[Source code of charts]
▬▬▬▬▬▬

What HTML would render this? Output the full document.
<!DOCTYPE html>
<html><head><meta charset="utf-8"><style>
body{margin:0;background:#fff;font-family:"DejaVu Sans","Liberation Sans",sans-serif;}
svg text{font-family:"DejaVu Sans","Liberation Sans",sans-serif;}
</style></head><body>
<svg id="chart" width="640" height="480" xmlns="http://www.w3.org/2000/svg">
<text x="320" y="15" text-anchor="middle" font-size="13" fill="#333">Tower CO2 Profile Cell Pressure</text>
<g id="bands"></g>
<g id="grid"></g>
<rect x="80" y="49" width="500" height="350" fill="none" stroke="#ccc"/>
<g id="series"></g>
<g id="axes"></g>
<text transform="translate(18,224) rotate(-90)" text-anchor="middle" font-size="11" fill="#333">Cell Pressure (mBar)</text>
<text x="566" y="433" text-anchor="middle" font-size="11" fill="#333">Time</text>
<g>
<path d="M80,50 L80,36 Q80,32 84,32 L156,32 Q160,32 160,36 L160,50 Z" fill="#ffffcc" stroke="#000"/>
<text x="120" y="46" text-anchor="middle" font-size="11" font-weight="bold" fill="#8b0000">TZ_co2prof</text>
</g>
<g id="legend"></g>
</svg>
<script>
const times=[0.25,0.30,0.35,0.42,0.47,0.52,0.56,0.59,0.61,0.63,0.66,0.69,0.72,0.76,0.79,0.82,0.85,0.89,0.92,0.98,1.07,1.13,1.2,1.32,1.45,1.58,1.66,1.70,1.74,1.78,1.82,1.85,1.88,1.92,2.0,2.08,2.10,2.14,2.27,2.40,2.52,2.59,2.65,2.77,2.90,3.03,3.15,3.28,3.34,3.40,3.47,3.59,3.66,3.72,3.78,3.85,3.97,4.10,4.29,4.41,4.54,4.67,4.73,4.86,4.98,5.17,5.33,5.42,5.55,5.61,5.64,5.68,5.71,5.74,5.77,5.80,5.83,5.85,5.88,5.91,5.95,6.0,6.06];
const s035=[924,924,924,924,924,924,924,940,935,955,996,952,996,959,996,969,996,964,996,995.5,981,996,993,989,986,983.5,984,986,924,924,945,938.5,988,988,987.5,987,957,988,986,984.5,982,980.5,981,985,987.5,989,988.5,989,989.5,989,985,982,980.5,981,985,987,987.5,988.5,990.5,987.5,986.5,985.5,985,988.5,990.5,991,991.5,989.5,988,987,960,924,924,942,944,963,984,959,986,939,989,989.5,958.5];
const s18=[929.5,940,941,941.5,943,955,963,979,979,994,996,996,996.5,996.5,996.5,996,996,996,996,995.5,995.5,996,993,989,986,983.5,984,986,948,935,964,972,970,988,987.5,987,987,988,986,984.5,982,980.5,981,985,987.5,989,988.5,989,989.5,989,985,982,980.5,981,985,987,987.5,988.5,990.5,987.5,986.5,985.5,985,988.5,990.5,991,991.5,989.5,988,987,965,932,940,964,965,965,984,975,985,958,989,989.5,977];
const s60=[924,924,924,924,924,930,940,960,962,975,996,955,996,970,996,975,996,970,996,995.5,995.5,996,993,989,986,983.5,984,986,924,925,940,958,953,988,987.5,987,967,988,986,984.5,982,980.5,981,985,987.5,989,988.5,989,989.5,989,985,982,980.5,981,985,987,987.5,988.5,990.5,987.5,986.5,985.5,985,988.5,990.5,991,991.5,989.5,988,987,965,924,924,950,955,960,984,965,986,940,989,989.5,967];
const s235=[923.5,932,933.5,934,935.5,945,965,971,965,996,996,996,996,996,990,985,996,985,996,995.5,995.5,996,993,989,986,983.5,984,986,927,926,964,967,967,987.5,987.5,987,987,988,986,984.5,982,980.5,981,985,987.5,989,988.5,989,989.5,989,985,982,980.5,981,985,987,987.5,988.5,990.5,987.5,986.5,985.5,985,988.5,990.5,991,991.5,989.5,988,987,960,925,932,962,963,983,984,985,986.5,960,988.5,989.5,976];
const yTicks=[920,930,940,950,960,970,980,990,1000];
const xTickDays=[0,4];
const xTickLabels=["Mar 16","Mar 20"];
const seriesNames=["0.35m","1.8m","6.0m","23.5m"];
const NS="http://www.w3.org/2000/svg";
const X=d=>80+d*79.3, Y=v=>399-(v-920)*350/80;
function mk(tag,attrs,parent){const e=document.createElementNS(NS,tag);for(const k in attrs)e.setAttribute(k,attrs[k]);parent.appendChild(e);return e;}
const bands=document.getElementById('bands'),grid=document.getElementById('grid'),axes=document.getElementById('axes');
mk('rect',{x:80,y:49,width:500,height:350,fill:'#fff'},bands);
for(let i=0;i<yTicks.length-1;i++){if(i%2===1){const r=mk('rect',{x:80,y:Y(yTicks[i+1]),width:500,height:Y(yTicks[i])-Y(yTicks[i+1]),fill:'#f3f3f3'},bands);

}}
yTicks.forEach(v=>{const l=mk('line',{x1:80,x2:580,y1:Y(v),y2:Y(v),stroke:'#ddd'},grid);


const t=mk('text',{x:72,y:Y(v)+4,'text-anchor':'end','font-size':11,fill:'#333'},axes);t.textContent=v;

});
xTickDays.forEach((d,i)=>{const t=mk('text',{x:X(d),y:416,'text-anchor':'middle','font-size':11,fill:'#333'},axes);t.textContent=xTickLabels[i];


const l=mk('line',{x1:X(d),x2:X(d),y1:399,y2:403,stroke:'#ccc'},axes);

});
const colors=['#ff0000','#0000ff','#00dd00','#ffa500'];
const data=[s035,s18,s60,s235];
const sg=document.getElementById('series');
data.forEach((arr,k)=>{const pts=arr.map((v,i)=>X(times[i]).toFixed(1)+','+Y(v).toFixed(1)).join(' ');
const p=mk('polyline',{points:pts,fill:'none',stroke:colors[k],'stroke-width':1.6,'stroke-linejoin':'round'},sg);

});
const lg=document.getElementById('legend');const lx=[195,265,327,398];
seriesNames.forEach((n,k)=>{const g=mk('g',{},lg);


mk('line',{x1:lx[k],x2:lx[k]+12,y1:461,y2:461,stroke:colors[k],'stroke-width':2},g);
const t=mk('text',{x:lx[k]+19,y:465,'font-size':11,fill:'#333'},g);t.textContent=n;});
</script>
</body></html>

▬▬▬▬▬▬

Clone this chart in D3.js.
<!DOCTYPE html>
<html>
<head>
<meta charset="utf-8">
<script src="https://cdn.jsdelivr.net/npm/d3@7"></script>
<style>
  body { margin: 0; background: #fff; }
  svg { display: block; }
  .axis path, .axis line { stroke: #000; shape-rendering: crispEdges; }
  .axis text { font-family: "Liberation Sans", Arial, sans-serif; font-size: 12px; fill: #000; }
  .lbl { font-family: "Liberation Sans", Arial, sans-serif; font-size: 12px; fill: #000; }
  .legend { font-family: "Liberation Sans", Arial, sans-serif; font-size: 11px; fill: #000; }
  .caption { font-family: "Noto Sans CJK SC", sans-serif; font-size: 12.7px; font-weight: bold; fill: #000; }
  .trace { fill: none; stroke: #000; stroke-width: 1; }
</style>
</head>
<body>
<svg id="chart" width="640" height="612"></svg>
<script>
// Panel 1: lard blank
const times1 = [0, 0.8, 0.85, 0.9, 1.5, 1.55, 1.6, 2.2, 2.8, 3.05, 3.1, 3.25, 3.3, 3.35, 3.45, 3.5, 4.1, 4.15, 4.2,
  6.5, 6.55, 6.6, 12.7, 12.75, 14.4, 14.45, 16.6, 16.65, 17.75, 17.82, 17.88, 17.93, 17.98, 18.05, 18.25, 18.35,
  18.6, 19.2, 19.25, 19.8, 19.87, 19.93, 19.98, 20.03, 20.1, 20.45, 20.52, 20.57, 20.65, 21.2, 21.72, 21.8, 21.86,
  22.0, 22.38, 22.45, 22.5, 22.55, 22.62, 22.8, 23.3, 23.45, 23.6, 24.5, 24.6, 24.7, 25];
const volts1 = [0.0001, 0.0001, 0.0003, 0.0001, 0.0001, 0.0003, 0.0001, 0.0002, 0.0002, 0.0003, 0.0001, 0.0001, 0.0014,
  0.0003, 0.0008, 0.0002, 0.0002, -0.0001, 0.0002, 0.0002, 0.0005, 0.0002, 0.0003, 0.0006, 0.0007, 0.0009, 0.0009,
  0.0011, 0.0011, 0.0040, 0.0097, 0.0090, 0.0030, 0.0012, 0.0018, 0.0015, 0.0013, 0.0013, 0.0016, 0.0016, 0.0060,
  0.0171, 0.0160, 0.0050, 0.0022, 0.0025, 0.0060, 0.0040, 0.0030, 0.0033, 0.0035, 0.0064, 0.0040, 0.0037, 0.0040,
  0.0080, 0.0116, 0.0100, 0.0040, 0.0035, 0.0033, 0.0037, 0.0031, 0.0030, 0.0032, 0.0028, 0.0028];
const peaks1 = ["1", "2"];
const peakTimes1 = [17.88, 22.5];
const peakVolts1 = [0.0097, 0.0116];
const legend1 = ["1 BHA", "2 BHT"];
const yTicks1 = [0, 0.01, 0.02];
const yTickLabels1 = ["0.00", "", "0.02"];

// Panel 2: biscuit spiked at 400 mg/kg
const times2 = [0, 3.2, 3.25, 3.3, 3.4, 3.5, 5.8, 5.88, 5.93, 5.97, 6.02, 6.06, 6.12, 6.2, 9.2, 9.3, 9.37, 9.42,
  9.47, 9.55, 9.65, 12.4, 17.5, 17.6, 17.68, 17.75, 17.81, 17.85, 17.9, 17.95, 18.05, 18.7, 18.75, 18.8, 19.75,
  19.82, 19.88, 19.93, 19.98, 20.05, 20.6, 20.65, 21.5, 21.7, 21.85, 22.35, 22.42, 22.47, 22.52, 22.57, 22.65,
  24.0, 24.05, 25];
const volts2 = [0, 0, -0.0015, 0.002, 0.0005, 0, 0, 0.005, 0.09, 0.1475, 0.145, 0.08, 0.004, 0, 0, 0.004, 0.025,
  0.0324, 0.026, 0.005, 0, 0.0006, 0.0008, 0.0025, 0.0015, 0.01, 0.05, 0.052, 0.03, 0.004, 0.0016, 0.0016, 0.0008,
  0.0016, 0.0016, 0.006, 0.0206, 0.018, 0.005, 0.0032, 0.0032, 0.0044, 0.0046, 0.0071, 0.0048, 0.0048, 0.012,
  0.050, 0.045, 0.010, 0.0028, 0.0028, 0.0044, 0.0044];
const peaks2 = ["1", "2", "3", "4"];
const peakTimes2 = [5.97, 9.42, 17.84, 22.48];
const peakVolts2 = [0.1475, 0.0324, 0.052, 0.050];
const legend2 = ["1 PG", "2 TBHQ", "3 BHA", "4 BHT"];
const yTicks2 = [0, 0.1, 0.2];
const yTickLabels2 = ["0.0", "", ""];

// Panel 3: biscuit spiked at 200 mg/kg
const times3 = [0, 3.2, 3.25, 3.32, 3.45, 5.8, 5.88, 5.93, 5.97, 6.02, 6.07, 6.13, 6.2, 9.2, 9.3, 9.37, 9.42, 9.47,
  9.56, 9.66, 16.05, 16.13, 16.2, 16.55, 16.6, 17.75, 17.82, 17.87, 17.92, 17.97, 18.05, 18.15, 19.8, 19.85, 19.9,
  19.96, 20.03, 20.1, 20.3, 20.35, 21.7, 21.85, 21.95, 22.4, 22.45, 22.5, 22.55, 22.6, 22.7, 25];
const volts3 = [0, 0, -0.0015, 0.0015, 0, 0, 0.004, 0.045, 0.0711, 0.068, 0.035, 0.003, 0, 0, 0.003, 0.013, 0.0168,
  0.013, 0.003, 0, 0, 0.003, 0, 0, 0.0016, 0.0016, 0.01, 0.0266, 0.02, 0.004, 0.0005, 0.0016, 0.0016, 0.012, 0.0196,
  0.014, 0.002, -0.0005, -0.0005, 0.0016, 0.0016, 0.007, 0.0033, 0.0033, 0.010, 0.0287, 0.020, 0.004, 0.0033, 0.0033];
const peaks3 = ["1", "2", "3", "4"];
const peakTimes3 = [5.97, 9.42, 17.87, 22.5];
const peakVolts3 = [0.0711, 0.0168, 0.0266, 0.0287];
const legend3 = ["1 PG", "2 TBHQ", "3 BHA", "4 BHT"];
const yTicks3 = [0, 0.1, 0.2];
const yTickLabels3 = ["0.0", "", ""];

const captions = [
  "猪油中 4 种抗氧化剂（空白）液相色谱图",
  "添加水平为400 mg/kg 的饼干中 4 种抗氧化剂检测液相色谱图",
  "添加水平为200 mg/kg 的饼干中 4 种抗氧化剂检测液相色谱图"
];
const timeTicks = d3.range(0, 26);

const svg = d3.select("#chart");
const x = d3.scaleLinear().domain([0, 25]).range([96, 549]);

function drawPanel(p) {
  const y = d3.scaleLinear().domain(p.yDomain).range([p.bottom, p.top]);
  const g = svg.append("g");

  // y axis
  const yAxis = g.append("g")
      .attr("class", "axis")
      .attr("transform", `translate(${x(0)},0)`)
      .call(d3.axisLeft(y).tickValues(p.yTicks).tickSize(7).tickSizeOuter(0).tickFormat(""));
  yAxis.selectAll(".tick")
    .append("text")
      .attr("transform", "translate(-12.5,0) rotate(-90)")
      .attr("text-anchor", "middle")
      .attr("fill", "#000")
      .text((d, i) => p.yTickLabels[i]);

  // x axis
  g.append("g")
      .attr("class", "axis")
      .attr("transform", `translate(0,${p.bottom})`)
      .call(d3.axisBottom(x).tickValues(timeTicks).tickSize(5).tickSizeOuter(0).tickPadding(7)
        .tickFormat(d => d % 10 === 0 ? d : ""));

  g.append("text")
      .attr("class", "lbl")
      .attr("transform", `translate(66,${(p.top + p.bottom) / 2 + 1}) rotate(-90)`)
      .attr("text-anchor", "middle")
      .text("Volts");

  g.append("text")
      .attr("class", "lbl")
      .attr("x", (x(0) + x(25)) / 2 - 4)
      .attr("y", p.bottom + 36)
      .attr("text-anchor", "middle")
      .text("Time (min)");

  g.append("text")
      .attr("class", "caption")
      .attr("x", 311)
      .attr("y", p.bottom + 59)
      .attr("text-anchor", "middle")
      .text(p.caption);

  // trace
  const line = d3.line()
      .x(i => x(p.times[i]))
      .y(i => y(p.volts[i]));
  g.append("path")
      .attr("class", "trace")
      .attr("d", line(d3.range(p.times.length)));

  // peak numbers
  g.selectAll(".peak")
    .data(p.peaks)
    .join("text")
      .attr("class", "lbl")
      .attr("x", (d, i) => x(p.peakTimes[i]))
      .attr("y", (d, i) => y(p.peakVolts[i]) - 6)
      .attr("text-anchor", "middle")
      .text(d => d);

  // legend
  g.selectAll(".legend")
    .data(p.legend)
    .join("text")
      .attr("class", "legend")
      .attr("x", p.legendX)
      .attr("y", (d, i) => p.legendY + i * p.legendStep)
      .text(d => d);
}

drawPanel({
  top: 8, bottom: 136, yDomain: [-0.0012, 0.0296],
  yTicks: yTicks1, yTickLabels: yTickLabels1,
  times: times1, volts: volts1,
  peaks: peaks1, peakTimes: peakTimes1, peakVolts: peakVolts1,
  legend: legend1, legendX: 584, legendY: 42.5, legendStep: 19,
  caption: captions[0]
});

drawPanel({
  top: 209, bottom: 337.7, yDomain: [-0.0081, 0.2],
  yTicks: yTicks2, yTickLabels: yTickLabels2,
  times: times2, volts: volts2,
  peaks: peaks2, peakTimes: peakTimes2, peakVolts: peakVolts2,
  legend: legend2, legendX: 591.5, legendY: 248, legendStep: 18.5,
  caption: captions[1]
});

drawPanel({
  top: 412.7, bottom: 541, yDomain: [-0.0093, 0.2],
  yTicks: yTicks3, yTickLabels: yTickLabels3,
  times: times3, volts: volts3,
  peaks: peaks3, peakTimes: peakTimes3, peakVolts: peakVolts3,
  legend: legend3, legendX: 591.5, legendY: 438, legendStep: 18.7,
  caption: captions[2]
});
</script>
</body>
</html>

▬▬▬▬▬▬

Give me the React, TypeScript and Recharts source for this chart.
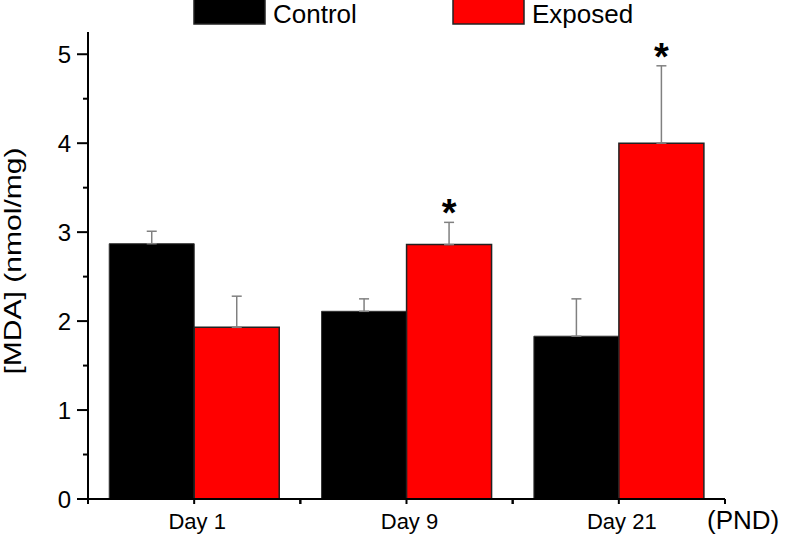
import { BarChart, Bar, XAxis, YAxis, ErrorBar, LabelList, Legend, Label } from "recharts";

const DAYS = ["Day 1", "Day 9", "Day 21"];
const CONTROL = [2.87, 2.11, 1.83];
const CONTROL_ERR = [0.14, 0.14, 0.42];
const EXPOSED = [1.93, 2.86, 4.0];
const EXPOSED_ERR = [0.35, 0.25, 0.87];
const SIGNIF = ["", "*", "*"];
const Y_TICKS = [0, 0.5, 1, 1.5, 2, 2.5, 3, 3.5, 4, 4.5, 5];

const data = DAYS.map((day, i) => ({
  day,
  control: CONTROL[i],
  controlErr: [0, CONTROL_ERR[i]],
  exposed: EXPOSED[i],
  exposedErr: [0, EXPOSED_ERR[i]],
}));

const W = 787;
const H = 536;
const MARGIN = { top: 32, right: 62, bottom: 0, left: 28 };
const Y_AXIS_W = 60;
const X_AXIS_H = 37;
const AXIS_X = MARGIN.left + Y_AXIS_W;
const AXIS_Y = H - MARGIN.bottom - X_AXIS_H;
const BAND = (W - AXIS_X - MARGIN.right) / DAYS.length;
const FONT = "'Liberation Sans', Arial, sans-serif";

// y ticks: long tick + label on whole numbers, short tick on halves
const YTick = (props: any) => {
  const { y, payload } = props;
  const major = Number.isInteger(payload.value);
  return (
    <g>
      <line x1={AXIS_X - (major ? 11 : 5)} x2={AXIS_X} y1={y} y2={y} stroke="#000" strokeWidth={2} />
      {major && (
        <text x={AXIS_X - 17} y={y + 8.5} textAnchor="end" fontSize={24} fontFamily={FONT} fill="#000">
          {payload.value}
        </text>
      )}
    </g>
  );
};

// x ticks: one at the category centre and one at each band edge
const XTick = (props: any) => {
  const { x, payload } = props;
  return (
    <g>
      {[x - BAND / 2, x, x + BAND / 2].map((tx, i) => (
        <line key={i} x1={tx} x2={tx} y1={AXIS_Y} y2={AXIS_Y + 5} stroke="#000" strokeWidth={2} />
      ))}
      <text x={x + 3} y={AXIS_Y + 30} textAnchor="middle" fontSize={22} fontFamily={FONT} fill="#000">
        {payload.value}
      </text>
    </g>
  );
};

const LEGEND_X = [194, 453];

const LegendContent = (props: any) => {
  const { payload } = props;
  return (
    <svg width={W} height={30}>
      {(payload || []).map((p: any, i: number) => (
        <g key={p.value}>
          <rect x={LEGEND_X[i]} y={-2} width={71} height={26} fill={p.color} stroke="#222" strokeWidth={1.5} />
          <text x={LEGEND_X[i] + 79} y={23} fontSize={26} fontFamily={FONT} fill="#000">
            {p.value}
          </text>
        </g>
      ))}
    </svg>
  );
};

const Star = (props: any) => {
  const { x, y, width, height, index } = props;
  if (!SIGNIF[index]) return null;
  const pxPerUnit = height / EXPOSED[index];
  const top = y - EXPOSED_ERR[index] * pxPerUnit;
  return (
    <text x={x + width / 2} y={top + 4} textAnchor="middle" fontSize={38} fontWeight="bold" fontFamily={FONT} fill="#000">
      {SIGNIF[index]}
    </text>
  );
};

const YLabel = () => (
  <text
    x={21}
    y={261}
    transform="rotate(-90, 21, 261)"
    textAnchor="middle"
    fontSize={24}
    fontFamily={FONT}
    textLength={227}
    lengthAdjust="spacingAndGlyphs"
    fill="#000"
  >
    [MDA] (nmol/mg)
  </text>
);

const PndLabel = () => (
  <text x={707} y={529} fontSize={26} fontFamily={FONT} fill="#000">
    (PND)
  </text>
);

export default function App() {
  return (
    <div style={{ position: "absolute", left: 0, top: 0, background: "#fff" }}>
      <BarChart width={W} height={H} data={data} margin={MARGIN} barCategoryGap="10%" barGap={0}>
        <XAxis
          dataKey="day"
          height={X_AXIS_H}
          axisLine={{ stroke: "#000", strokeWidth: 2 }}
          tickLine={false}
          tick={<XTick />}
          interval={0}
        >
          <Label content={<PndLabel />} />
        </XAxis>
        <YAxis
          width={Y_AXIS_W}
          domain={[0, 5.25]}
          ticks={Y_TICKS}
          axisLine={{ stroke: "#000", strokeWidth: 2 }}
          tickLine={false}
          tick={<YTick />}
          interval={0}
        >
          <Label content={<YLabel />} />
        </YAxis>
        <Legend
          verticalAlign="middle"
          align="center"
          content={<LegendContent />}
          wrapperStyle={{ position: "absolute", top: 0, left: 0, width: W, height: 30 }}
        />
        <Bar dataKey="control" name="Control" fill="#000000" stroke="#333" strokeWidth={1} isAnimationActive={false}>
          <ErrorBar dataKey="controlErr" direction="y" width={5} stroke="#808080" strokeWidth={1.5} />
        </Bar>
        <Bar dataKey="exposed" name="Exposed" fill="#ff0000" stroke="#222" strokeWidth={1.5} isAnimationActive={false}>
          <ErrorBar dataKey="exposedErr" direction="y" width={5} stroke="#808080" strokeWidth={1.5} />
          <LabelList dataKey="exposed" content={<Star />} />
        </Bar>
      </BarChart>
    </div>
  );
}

▬▬▬▬▬▬

### What is being asked
Go to the line that contains "Give me the" and copy from there down to the line that contains "LabelList, Legend, Label", with both lines included. Pass over the pictures.

### Solved exercise
Give me the React, TypeScript and Recharts source for this chart.
import { BarChart, Bar, XAxis, YAxis, ErrorBar, LabelList, Legend, Label } from "recharts";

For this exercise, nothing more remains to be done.